April 20th, 2024

Charges dropped against fraud suspect


By Shurtz, Delon on February 22, 2020.

Delon Shurtz

Lethbridge Herald

dshurtz@lethbridgeherald.com

A woman charged more than a year ago with numerous criminal offences relating to stolen mail and personal documents in 2018 is no longer facing charges.

Tammy Judy Kotowski was charged in January 2018 with 52 offences, including possession of stolen mail, possession of credit cards and identity cards, fraud under $5,000 and possession of stolen property. And although she pleaded not guilty to the charges last May and it appeared she was headed for trial, the charges were withdrawn Friday in Lethbridge provincial court.

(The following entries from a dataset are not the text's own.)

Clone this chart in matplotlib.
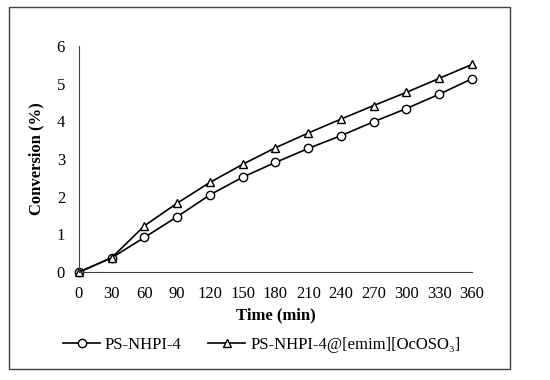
import matplotlib
matplotlib.use('Agg')
import matplotlib.pyplot as plt
from matplotlib.patches import Rectangle

plt.rcParams['font.family'] = ['Liberation Serif', 'DejaVu Serif']

# データ
time_min = [0, 30, 60, 90, 120, 150, 180, 210, 240, 270, 300, 330, 360]
ps_nhpi = [0, 0.38, 0.92, 1.47, 2.05, 2.52, 2.91, 3.28, 3.62, 3.99, 4.34, 4.72, 5.13]
ps_nhpi_il = [0, 0.38, 1.23, 1.83, 2.38, 2.86, 3.30, 3.69, 4.06, 4.42, 4.77, 5.14, 5.51]
labels = ['PS-NHPI-4', 'PS-NHPI-4@[emim][OcOSO₃]']

fig = plt.figure(figsize=(5.5, 3.8), dpi=100)
ax = fig.add_axes([0.1436, 0.284, 0.7145, 0.595])

ax.plot(time_min, ps_nhpi, color='black', lw=1.2, marker='o', ms=6,
        mfc='white', mec='black', mew=1.0, label=labels[0])
ax.plot(time_min, ps_nhpi_il, color='black', lw=1.2, marker='^', ms=6,
        mfc='white', mec='black', mew=1.0, label=labels[1])

ax.set_xlim(0, 360)
ax.set_ylim(0, 6)
ax.set_xticks(time_min)
ax.set_yticks(range(0, 7))
ax.tick_params(length=0, labelsize=12, pad=10)
for s in ['top', 'right']:
    ax.spines[s].set_visible(False)
ax.spines['left'].set_color('#404040')
ax.spines['bottom'].set_color('#404040')
for p in ax.get_lines():
    p.set_clip_on(False)

ax.set_xlabel('Time (min)', fontsize=12, fontweight='bold', labelpad=4)
ax.set_ylabel('Conversion (%)', fontsize=12, fontweight='bold', labelpad=9)

fig.legend(loc='center', bbox_to_anchor=(0.476, 0.092), ncol=2, frameon=False,
           fontsize=12, handlelength=2.2, handletextpad=0.3, columnspacing=1.6)

# 外枠
fig.patches.append(Rectangle((0.0164, 0.029), 0.911, 0.953, transform=fig.transFigure,
                             fill=False, edgecolor='#404040', lw=1.0))

fig.savefig('out.png', dpi=100, facecolor='white')
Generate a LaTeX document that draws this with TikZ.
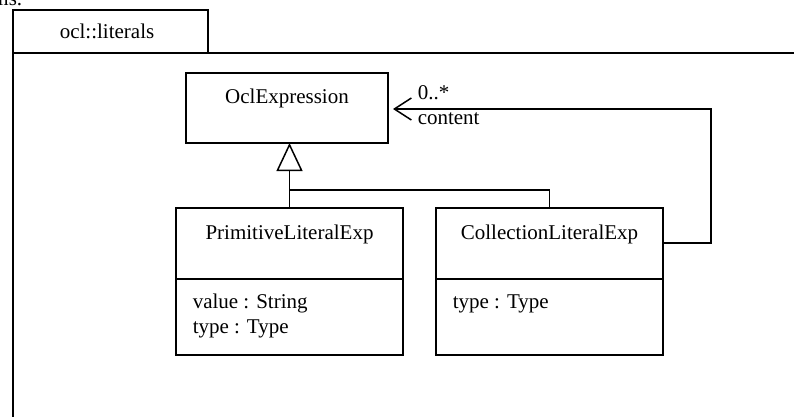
\documentclass[tikz,border=0pt]{standalone}
\usepackage{fontspec}
\setmainfont{Liberation Serif}
\usetikzlibrary{arrows.meta}
\begin{document}
\begin{tikzpicture}[x=1pt,y=-1pt,line width=1.5pt,
  box/.style={draw,line width=1.5pt,inner sep=0pt,outer sep=0pt,anchor=north west},
  lbl/.style={inner sep=0pt,anchor=base,font=\fontsize{21}{25}\selectfont},
  attr/.style={lbl,anchor=base west},
  generalization/.style={-{Triangle[open,length=28pt,width=26pt,fill=white]}},
  navigable/.style={-{Straight Barb[length=17pt,width=22pt]},shorten >=5pt}]
\useasboundingbox (0,0) rectangle (794,416);
\clip (0,0) rectangle (794,416);

% tail of the preceding text line
\node[lbl,anchor=base east] (prev) at (23,5) {ms.};

% package frame with its name tab
\node[box,minimum width=195pt,minimum height=43pt] (tab) at (13,10) {};
\node[box,minimum width=820pt,minimum height=420pt] (pkg) at (13,53) {};
\node[lbl] (tabname) at (107,38) {ocl::literals};

% classes
\node[box,minimum width=202pt,minimum height=70pt] (ocl) at (186,73) {};
\node[lbl] (oclname) at (287,103) {OclExpression};

\node[box,minimum width=227pt,minimum height=147pt] (prim) at (176,208) {};
\draw ([yshift=-71pt]prim.north west) -- ([yshift=-71pt]prim.north east);
\node[lbl] (primname) at (289.5,239) {PrimitiveLiteralExp};
\node[attr] (primvalue) at (192,308) {value : String};
\node[attr] (primtype) at (192,333) {type : Type};

\node[box,minimum width=227pt,minimum height=147pt] (coll) at (436,208) {};
\draw ([yshift=-71pt]coll.north west) -- ([yshift=-71pt]coll.north east);
\node[lbl] (collname) at (549.5,239) {CollectionLiteralExp};
\node[attr] (colltype) at (452,308) {type : Type};

% generalization
\coordinate (split) at (289.5,190);
\draw[generalization] (prim.north) -- (prim.north |- ocl.south);
\draw (coll.north) |- (split);

% association content
\coordinate (bend) at (711,109);
\draw[navigable] ([yshift=-35pt]coll.north east) -| (bend) -- (ocl.east |- bend);
\node[attr] (mult) at (417,99) {0..*};
\node[attr] (role) at (417,124) {content};
\end{tikzpicture}
\end{document}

Crown prosecutor Lisa Weich withdrew the charges, but recommended property seized by police during their investigation – excluding a cellphone, a vehicle and her own documents – be forfeited to the Crown.

Weich also pointed out that Kyle Anthony Blakely, who was also charged in relation to the same offences, was sentenced earlier this month. He faced nearly 100 charges but pleaded guilty Feb. 11 to 15 charges and received a two-year prison sentence. He was, however, credited for nearly a year spent in pre-trial custody, and will spend the remainder of his sentence in provincial jail.

The charges stem from incidents in which various documents were stolen from numerous people and used to open bank accounts, obtain loans, buy a vehicle, cash cheques, obtain credit and buy musical instruments.

Police caught up to the two suspects in December 2018, and police seized a printer, cellphones, iPods, a wallet with various ID cards and documents belonging to other people, a guitar and case, government documents, mail belonging to other people, bank statements in other people’s names, and a spiral notebook with handwritten names, dates of birth, social insurance numbers, health-care card numbers, driver’s licence numbers, phone numbers, addresses, bank account numbers, credit card numbers, email addresses, user names and passwords.

Police also found a 2016 Volkswagen Tiguan that had been fraudulently purchased using stolen documents, and found inside the vehicle a flatscreen TV, more mail and numerous documents, including a City of Lethbridge utility statement, collections letters for unpaid accounts and account statements.